[SOURCE DATA]

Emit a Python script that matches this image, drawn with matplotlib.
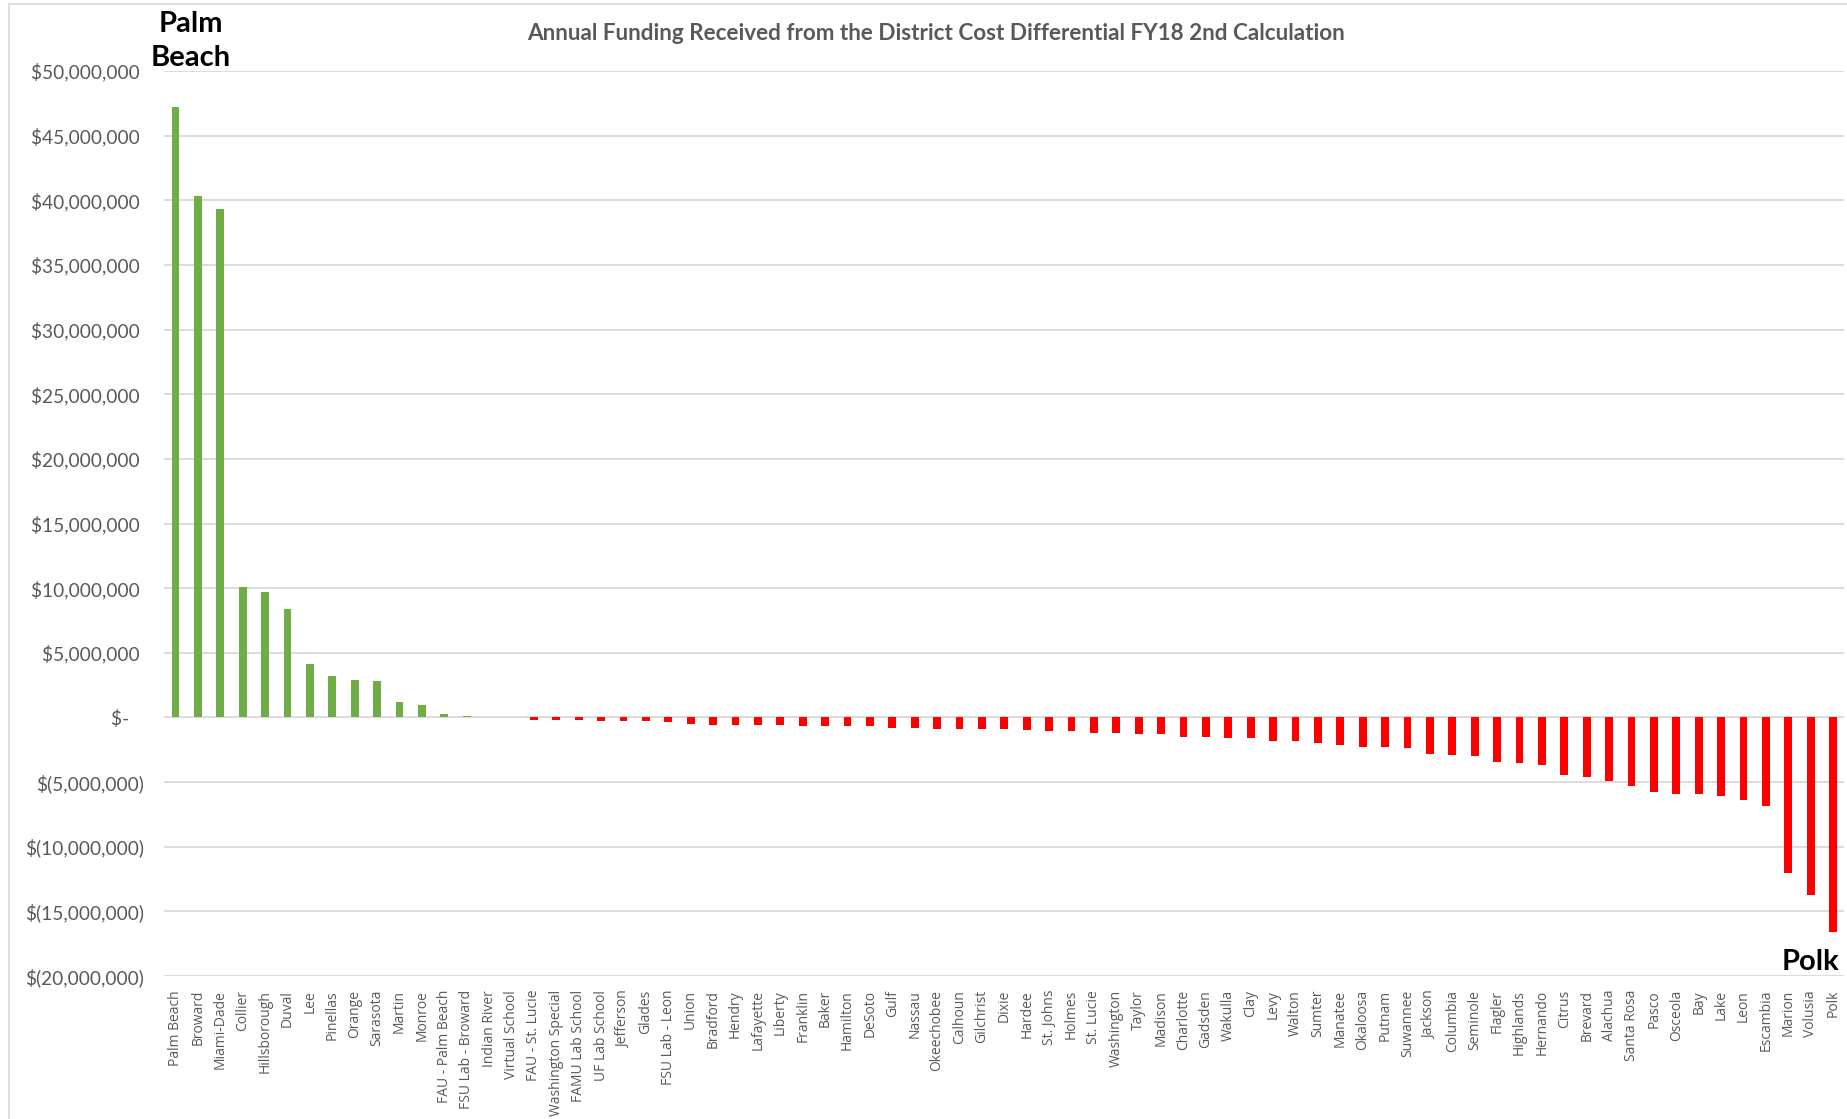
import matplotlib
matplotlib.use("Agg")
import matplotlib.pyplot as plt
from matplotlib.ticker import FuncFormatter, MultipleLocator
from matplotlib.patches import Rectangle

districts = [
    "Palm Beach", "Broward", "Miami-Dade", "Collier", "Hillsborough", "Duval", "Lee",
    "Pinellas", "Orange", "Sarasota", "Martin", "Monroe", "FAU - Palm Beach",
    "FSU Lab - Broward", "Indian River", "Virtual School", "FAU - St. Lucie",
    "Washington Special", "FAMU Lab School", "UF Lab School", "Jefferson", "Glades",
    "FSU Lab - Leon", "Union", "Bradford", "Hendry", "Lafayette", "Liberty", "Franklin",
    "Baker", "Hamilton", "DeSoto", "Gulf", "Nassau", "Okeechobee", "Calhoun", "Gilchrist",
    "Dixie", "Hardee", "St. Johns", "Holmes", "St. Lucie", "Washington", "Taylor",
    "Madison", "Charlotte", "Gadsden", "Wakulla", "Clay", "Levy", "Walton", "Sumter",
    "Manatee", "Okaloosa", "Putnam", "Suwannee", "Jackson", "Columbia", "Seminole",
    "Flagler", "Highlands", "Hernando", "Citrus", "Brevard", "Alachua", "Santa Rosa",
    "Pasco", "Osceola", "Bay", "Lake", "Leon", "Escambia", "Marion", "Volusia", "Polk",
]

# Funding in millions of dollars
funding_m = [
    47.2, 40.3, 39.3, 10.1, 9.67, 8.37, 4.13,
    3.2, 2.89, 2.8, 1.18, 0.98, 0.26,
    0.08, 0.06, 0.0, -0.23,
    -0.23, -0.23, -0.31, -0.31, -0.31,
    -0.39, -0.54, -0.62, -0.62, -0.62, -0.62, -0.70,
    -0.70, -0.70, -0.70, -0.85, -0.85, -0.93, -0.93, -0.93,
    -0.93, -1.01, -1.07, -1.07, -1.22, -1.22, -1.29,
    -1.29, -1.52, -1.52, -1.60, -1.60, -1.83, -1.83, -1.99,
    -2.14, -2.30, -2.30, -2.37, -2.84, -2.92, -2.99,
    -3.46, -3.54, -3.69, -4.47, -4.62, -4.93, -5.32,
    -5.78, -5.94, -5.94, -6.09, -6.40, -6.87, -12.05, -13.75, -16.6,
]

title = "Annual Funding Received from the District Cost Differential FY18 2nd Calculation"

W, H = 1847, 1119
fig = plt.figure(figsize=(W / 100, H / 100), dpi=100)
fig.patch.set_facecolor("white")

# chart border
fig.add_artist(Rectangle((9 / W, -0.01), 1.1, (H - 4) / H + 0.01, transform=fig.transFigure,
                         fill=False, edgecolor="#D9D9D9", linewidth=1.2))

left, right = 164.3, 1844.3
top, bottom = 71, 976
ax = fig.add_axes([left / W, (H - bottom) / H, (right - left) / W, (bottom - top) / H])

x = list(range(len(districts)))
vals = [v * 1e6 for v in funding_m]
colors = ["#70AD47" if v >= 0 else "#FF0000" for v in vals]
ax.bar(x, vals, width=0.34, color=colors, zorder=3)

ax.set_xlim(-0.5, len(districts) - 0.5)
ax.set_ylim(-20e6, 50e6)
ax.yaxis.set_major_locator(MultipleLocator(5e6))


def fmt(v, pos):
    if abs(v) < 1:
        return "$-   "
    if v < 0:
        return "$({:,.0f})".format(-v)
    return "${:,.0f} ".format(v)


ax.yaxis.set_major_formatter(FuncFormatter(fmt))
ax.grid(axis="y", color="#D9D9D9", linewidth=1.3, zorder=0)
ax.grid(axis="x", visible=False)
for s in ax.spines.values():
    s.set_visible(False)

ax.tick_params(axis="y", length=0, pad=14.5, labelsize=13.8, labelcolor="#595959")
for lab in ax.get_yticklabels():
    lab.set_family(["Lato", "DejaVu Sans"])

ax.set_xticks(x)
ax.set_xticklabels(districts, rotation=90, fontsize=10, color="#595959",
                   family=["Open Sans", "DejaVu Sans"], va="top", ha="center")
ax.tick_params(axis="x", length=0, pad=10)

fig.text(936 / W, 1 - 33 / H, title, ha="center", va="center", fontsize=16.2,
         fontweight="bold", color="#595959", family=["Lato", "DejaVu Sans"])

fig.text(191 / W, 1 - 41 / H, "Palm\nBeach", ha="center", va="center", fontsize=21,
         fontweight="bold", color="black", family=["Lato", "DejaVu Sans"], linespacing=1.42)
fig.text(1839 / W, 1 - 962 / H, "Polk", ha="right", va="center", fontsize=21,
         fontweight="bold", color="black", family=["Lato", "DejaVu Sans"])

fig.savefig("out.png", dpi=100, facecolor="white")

[GIVEN PROBLEM]
Please set down each line of the data above exactly as written, without the pictures.

[EXERCISE ANSWER]
Emit a Python script that matches this image, drawn with matplotlib.
import matplotlib
matplotlib.use("Agg")
import matplotlib.pyplot as plt
from matplotlib.ticker import FuncFormatter, MultipleLocator
from matplotlib.patches import Rectangle

districts = [
    "Palm Beach", "Broward", "Miami-Dade", "Collier", "Hillsborough", "Duval", "Lee",
    "Pinellas", "Orange", "Sarasota", "Martin", "Monroe", "FAU - Palm Beach",
    "FSU Lab - Broward", "Indian River", "Virtual School", "FAU - St. Lucie",
    "Washington Special", "FAMU Lab School", "UF Lab School", "Jefferson", "Glades",
    "FSU Lab - Leon", "Union", "Bradford", "Hendry", "Lafayette", "Liberty", "Franklin",
    "Baker", "Hamilton", "DeSoto", "Gulf", "Nassau", "Okeechobee", "Calhoun", "Gilchrist",
    "Dixie", "Hardee", "St. Johns", "Holmes", "St. Lucie", "Washington", "Taylor",
    "Madison", "Charlotte", "Gadsden", "Wakulla", "Clay", "Levy", "Walton", "Sumter",
    "Manatee", "Okaloosa", "Putnam", "Suwannee", "Jackson", "Columbia", "Seminole",
    "Flagler", "Highlands", "Hernando", "Citrus", "Brevard", "Alachua", "Santa Rosa",
    "Pasco", "Osceola", "Bay", "Lake", "Leon", "Escambia", "Marion", "Volusia", "Polk",
]

# Funding in millions of dollars
funding_m = [
    47.2, 40.3, 39.3, 10.1, 9.67, 8.37, 4.13,
    3.2, 2.89, 2.8, 1.18, 0.98, 0.26,
    0.08, 0.06, 0.0, -0.23,
    -0.23, -0.23, -0.31, -0.31, -0.31,
    -0.39, -0.54, -0.62, -0.62, -0.62, -0.62, -0.70,
    -0.70, -0.70, -0.70, -0.85, -0.85, -0.93, -0.93, -0.93,
    -0.93, -1.01, -1.07, -1.07, -1.22, -1.22, -1.29,
    -1.29, -1.52, -1.52, -1.60, -1.60, -1.83, -1.83, -1.99,
    -2.14, -2.30, -2.30, -2.37, -2.84, -2.92, -2.99,
    -3.46, -3.54, -3.69, -4.47, -4.62, -4.93, -5.32,
    -5.78, -5.94, -5.94, -6.09, -6.40, -6.87, -12.05, -13.75, -16.6,
]

title = "Annual Funding Received from the District Cost Differential FY18 2nd Calculation"

W, H = 1847, 1119
fig = plt.figure(figsize=(W / 100, H / 100), dpi=100)
fig.patch.set_facecolor("white")

# chart border
fig.add_artist(Rectangle((9 / W, -0.01), 1.1, (H - 4) / H + 0.01, transform=fig.transFigure,
                         fill=False, edgecolor="#D9D9D9", linewidth=1.2))

left, right = 164.3, 1844.3
top, bottom = 71, 976
ax = fig.add_axes([left / W, (H - bottom) / H, (right - left) / W, (bottom - top) / H])

x = list(range(len(districts)))
vals = [v * 1e6 for v in funding_m]
colors = ["#70AD47" if v >= 0 else "#FF0000" for v in vals]
ax.bar(x, vals, width=0.34, color=colors, zorder=3)

ax.set_xlim(-0.5, len(districts) - 0.5)
ax.set_ylim(-20e6, 50e6)
ax.yaxis.set_major_locator(MultipleLocator(5e6))


def fmt(v, pos):
    if abs(v) < 1:
        return "$-   "
    if v < 0:
        return "$({:,.0f})".format(-v)
    return "${:,.0f} ".format(v)


ax.yaxis.set_major_formatter(FuncFormatter(fmt))
ax.grid(axis="y", color="#D9D9D9", linewidth=1.3, zorder=0)
ax.grid(axis="x", visible=False)
for s in ax.spines.values():
    s.set_visible(False)

ax.tick_params(axis="y", length=0, pad=14.5, labelsize=13.8, labelcolor="#595959")
for lab in ax.get_yticklabels():
    lab.set_family(["Lato", "DejaVu Sans"])

ax.set_xticks(x)
ax.set_xticklabels(districts, rotation=90, fontsize=10, color="#595959",
                   family=["Open Sans", "DejaVu Sans"], va="top", ha="center")
ax.tick_params(axis="x", length=0, pad=10)

fig.text(936 / W, 1 - 33 / H, title, ha="center", va="center", fontsize=16.2,
         fontweight="bold", color="#595959", family=["Lato", "DejaVu Sans"])

fig.text(191 / W, 1 - 41 / H, "Palm\nBeach", ha="center", va="center", fontsize=21,
         fontweight="bold", color="black", family=["Lato", "DejaVu Sans"], linespacing=1.42)
fig.text(1839 / W, 1 - 962 / H, "Polk", ha="right", va="center", fontsize=21,
         fontweight="bold", color="black", family=["Lato", "DejaVu Sans"])

fig.savefig("out.png", dpi=100, facecolor="white")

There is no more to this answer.